As a Taiwanese American who grew up speaking Mandarin at home, I struggled when teachers tried to change my accent to sound closer to the way people talk in Beijing. I’m sorry, but I’m never going to be able to add 儿 to my sentences organically. Even after my professors stopped trying to change my accent, the fact that the Beijing accent was taught as the “correct” or “standard” way to speak meant that white students would often try to correct me in conversation outside of class. Now, my family in Taiwan thinks I pronounce things weird. 

The fact that there are higher prestige and lower prestige accents is not a problem that is unique to the language learning environment — there’s a reason that many students from rural towns in the South consciously change their accent as first years. But the structure of language learning at Yale can spread implicit biases to new language learners. 

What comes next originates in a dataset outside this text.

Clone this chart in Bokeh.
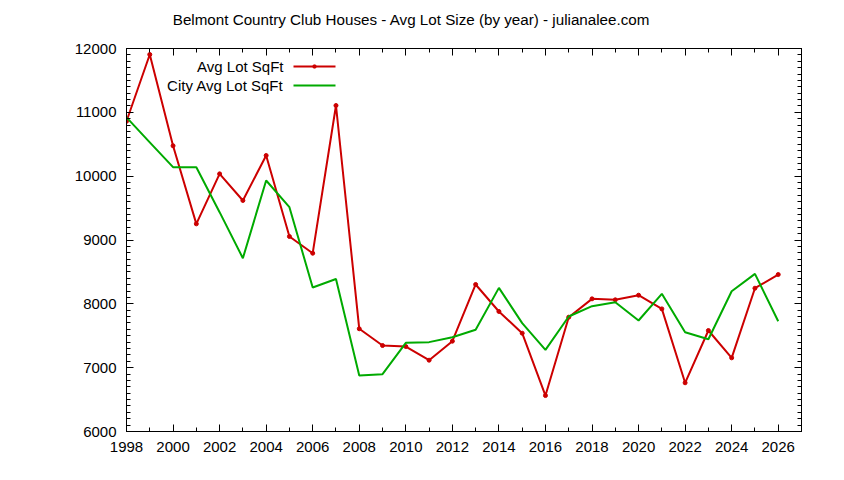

As an institution, Yale should carefully consider its policies and the implicit signals it is sending to students about what languages and accents are valued. On an individual level, professors should be aware of the different language backgrounds that their students come from and acknowledge that judgments about accents or dialects within native speakers of a language are arbitrary. This might look like exposing their students to different accents, allowing heritage speakers to speak in the way that their families do or tailoring lessons to individual learning goals and current events

Language learning is an important exercise. But unless students find avenues in which to use their language skills after Yale, vocabulary and conjugation rules will likely be forgotten. The cultural norms and how we were made to feel when we took the language are the real lessons we’ll remember.